Alan Borovoy: a troublemaker who made history
TheStar.com – Opinion/Commentary – Alan Borovoy’s memoir provides a ringside seat for 40 years of social and legal progress.
Apr 07 2014. By: Carol Goar, Star Columnist
Too disruptive to be a hero, too self-effacing to be a celebrity, and too irreverent to be a national icon, Alan Borovoy defies categorization.
He is used to it. “I’ve gone through much of my life in the belief that I was being perceived as some kind of weirdo,” says the long-time head of the Canadian Civil Liberties Association (CCLA) in his engaging new memoir, At the Barricades.
The 81-year-old old lawyer, human rights activist and unflinching advocate of free speech — even when he disagreed with the speaker — certainly doesn’t claim to be a luminary. He sees himself as a scrappy Jewish kid fromGrace Street, in a working-class Toronto, who happened to have a hand in changing Canadian history.
His admirers insist he is selling himself short. He is a brilliant litigator, a fearless champion of the underdog and a very funny guy. His detractors complain that he is a blinkered crusader who alienated friends and drove away allies with his hardline stands. Both descriptions are accurate, but neither captures the man.
Borovoy’s book pulls all the threads together. It is not a conventional biography. It weaves together his life story, his landmark cases and his philosophy as a social reformer. Nor is it his first book — he wrote four over the course of his career as general counsel for the Canadian Civil Liberties Association — but it is his most personal. It sums up the lessons he has learned, tots up the costs and rewards of speaking out against authority and examines the hurt he caused — and felt — when his principles compelled him to defend widely reviled figures such as neo-Nazi Ernst Zundel and anti-Semite schoolteacher Jim Keegstra in their fights against censorship.
Asked what he would like young activists to take away from his memoirs, Borovoy responded without hesitation. “It’s fun to kick the ass of the establishment,” he said in an interview. “You don’t have to go through life so dedicated to the cause that you get uptight and develop a bad digestive system.”

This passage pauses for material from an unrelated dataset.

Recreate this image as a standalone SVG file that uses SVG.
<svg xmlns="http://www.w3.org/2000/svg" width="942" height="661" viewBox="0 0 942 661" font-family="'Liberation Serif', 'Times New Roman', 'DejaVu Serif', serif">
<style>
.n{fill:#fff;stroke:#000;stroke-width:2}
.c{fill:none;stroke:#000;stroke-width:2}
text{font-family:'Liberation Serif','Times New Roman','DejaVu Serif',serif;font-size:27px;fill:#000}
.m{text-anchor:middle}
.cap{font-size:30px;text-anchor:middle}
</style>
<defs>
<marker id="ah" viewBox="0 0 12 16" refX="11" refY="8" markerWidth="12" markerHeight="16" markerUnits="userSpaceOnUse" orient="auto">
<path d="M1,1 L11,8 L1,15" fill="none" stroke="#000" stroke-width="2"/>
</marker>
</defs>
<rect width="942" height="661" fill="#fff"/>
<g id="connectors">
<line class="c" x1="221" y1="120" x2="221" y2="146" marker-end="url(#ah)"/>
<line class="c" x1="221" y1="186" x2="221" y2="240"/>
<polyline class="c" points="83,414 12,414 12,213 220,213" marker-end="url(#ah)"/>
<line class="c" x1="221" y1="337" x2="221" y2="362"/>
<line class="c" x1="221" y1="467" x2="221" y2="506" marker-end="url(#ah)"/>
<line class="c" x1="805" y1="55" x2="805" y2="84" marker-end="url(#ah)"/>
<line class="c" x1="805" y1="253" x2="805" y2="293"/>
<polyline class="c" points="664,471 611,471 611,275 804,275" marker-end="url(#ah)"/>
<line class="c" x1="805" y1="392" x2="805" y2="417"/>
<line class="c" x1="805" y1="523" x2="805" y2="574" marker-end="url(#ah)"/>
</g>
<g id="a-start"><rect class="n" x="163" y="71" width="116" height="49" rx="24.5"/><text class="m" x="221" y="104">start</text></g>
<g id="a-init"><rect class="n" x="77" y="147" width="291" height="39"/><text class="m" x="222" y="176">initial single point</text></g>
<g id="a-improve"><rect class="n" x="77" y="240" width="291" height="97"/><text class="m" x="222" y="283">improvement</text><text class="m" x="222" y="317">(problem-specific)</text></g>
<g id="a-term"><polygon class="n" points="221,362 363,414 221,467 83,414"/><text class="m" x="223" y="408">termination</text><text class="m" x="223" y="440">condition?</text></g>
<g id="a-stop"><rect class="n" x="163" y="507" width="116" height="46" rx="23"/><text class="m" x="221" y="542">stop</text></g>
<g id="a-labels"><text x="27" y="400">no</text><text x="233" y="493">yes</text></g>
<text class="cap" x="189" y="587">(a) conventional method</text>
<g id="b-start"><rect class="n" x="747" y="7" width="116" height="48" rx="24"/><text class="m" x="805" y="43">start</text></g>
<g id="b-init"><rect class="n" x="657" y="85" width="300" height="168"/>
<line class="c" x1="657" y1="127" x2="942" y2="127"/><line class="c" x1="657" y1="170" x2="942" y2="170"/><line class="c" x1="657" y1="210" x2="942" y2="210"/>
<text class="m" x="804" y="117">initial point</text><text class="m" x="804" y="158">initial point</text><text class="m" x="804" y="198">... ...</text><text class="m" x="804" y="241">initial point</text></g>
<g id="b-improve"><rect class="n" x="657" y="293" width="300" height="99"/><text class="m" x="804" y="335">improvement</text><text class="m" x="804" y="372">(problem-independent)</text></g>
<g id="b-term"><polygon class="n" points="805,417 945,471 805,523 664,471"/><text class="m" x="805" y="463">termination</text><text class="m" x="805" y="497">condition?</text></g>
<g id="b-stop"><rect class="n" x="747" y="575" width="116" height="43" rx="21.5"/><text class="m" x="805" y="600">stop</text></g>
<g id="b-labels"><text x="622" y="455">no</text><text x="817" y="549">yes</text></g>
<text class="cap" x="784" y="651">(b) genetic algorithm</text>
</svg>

On reflection, he highlighted a second message. “A lot can be done by a very few people on a small budget. I don’t ever remember having more than a shoestring but we changed hundreds of statutes.” Comparing the CCLA toGideon’s Army, he said, “A small army composed of talented and tenacious fighters can defeat powerful foes.”
Although Borovoy lived a very public life, his memoir contains a few surprises:
- The first is he changed the trajectory of his life at the age of six. Born in Hamilton where his father ran a successful drugstore, he initially lived in a cocoon of middle-class comfort. “I was a relatively well-behaved, well-dressed, shy, overprotected, imaginative little boy,” he recounts. Then the Great Depression hit, his father’s drugstore went belly-up and his family had to move into his grandparents’ home on Grace Street in Toronto. It was a rough neighbourhood where fists mattered. He doffed his “Little Lord Fauntleroy” clothes, ditched his old identity and became a street fighter.
- The second is that he is neither an optimist nor a Utopian. He doesn’t believe people are inherently good. He doesn’t believe social change happens without “unpleasant situations.” He did not aim to make the world a good place, just a less bad one. “To do this sort of work, you have to be a tough-minded pragmatist.”
- The third is that he holds absolutely nothing back. Memoirists normally keep certain aspects of their life private, edit out embarrassing recollections and present themselves in a flattering light. Borovoy reveals everything from his clumsy antics on the baseball diamond to the trade-offs he made between career and family.
The substance of At the Barricades is Borovoy’s courtroom battles, the discriminatory laws he and his colleagues proved unconstitutional, the government policies they changed and the safeguards they brought to power-wielding institutions. But the real value of the book is that it gives readers a ringside seat for a remarkable era in this country’s social and legal history.
Looking back, Borovoy believes Canada’s civil rights record has improved. But he warns readers never to take for granted the momentum will continue. Those who value freedom have to “fight like hell” to push back control-hungry authorities, he says. He has stepped back from the front lines, but he counts on Canada’s next generation of lawful troublemakers to teach him a trick or two.